One Thing I Learned
One thing (of many) I've learned from my years and years of writing is how to take feedback or criticism. Understanding how someone else relates to your work is key to understanding how to tell a story. There are two different styles of criticism. Constructive and Destructive.
Constructive criticism is the stuff of pure gold. It challenges you, but supports you. It asks questions of your work, even without knowing the answer. The reader provides their impressions, good and bad, but doesn't place blame. Destructive criticism is the complete opposite. It's an unhelpful opinion. It's a pointing finger. It doesn't provide a support structure for your work, it simply tears it down.
But both can be good. (I know, I know. Seriously?) Yes, seriously. Whereas constructive criticism turns into a conversation about your work, which can provide new ideas to help your story along, destructive criticism requires more work on your part to ask questions and investigate why your reader didn't respond to your work. But there are answers there. You just have to find them. (Yes, there are times when people are just mean because they're unhappy. But let's be honest, you probably know your reader and their opinions, so you should already expect it.)
Writers can be a sensitive people. We're not only revealing inner thoughts about our lives, we're also telling a story that we desperately want people to like to affirm that those countless hours under the pale light of our computer were not spent in vain.

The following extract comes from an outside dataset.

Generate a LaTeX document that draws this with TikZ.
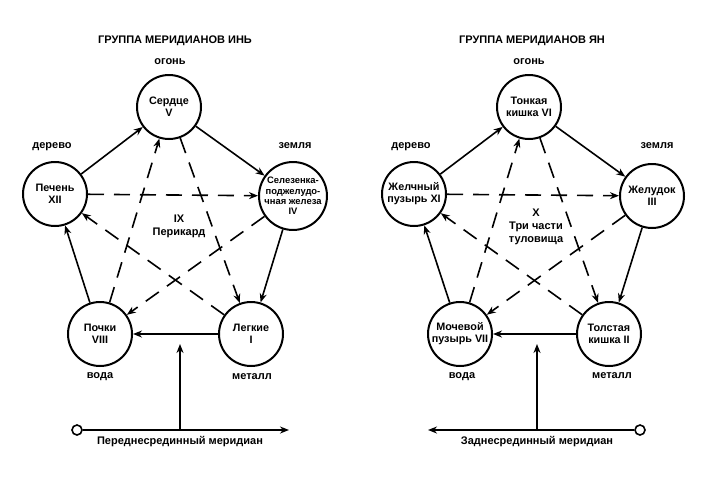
\documentclass[tikz,border=0pt]{standalone}
\usepackage{fontspec}
\setmainfont{Liberation Sans}
\usetikzlibrary{arrows.meta}
\usetikzlibrary{positioning}

\begin{document}
\begin{tikzpicture}[x=1pt,y=-1pt]
\tikzstyle{organ} = [circle, draw, line width=2pt, minimum size=64pt, inner sep=0pt,
align=center, font=\bfseries\fontsize{10.8}{12}\selectfont]
\tikzstyle{elem} = [font=\bfseries\fontsize{11}{13}\selectfont]
\tikzstyle{heading} = [font=\bfseries\fontsize{11}{13}\selectfont]
\tikzstyle{line} = [draw, line width=1.6pt, -{Stealth[length=9pt,width=7pt]}]
\tikzstyle{ctrl} = [line, dash pattern=on 16pt off 10pt]
\tikzstyle{start} = [circle, draw, line width=1.6pt, fill=white, minimum size=10pt, inner sep=0pt]
\useasboundingbox (0,0) rectangle (714,480);
% yin group
\node [heading] (yintitle) at (175,41) {ГРУППА МЕРИДИАНОВ ИНЬ};
\node [organ] (heart) at (169,107) {Сердце\\V};
\node [organ] (liver) at (55,194) {Печень\\XII};
\node [organ, font=\bfseries\fontsize{9.4}{10.2}\selectfont] (spleen) at (293,196)
{Селезенка-\\поджелудо-\\чная железа\\IV};
\node [organ] (kidney) at (100,334) {Почки\\VIII};
\node [organ] (lung) at (251,334) {Легкие\\I};
\node [elem] at (170,62) {огонь};
\node [elem] at (52,147) {дерево};
\node [elem] at (295,146) {земля};
\node [elem] at (100,377) {вода};
\node [elem] at (252,377) {металл};
\node [elem, align=center] (pericard) at (179,226) {IX\\Перикард};
\draw [line] (liver) -- (heart);
\draw [line] (heart) -- (spleen);
\draw [line] (spleen) -- (lung);
\draw [line] (lung) -- (kidney);
\draw [line] (kidney) -- (liver);
\draw [ctrl] (liver) -- (spleen);
\draw [ctrl] (spleen) -- (kidney);
\draw [ctrl] (kidney) -- (heart);
\draw [ctrl] (heart) -- (lung);
\draw [ctrl] (lung) -- (liver);
\node [start] (front) at (77,430) {};
\coordinate (frontend) at (289,430);
\coordinate (frontmid) at (180,430);
\coordinate (fronttip) at (180,344);
\draw [line] (front) -- (frontend);
\draw [line] (frontmid) -- (fronttip);
\node [elem] at (180,442) {Переднесрединный меридиан};
% yang group
\node [heading] (yangtitle) at (532,41) {ГРУППА МЕРИДИАНОВ ЯН};
\node [organ] (smallint) at (529,107) {Тонкая\\кишка VI};
\node [organ] (gall) at (414,194) {Желчный\\пузырь XI};
\node [organ] (stomach) at (652,196) {Желудок\\III};
\node [organ] (bladder) at (460,334) {Мочевой\\пузырь VII};
\node [organ] (colon) at (609,334) {Толстая\\кишка II};
\node [elem] at (529,62) {огонь};
\node [elem] at (411,147) {дерево};
\node [elem] at (657,146) {земля};
\node [elem] at (462,377) {вода};
\node [elem] at (612,376) {металл};
\node [elem, align=center] (trunk) at (536,227) {X\\Три части\\туловища};
\draw [line] (gall) -- (smallint);
\draw [line] (smallint) -- (stomach);
\draw [line] (stomach) -- (colon);
\draw [line] (colon) -- (bladder);
\draw [line] (bladder) -- (gall);
\draw [ctrl] (gall) -- (stomach);
\draw [ctrl] (stomach) -- (bladder);
\draw [ctrl] (bladder) -- (smallint);
\draw [ctrl] (smallint) -- (colon);
\draw [ctrl] (colon) -- (gall);
\node [start] (back) at (640,430) {};
\coordinate (backend) at (428,430);
\coordinate (backmid) at (537,430);
\coordinate (backtip) at (537,344);
\draw [line] (back) -- (backend);
\draw [line] (backmid) -- (backtip);
\node [elem] at (537,442) {Заднесрединный меридиан};
\end{tikzpicture}
\end{document}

It's a double-pained takedown when the reaction to a piece of work is greeted with less-than enthusiasm.
It's dumb, I know. My job is to tell a story and if I'm not getting that story across in an entertaining manner, the frustration shouldn't be with the reader. It should be with myself.
I didn't come to this realization overnight. It took years of being an idiot, sensitive, obtuse and other various words to describe someone who just doesn't get it. And even as you read this and nod your head, you could fall into the same criticism traps I did. I still do. Not so much anymore, but there are times when I get a little down on myself before realizing I'm falling into old patterns.
Back in the day. There were two ways it would go for me when confronted with any kind of criticism.
#1: I'd get depressed. I'd start doubting the work. I'd lose my excitement to push the script out there for others to see. I'd stop talking about it. I'd forget it. And then...the cycle repeated with a new writing project.
#2: I'd get upset with the reader. I'd convince myself that they simply 'don't get it'. I'd lose my excitement to push the script out there for others to see. I'd stop talking about it. I'd forget it. And then...the cycle repeated with a new writing project.
Notice how no matter what reaction I'd have, I would end up in the same place. Not a good one. I had to learn how to take criticism. I had to understand the differences between constructive and destructive criticism. More importantly, I had to realize that my writing wasn't perfect and even if it was the best I'd ever created, not everyone will respond to it the way I want them to.
But more importantly, I grew to understand that someone who agreed to read my material wasn't doing it with an ulterior motive to make me stop writing. They did it to help. To support. To be part of the process. (I mentioned before how I dumb I was being, right?) So, of course, all this criticism was coming from a good place and it was my responsibility to heed it and use it.
"The only kind of writing is rewriting" - Ernest Hemingway.
And my (and yours) key tool to get to that glorious rewriting is criticism. Embrace it, like I do. We need feedback. We need criticism. We need support. We need to be challenged. We need help...sometimes professionally.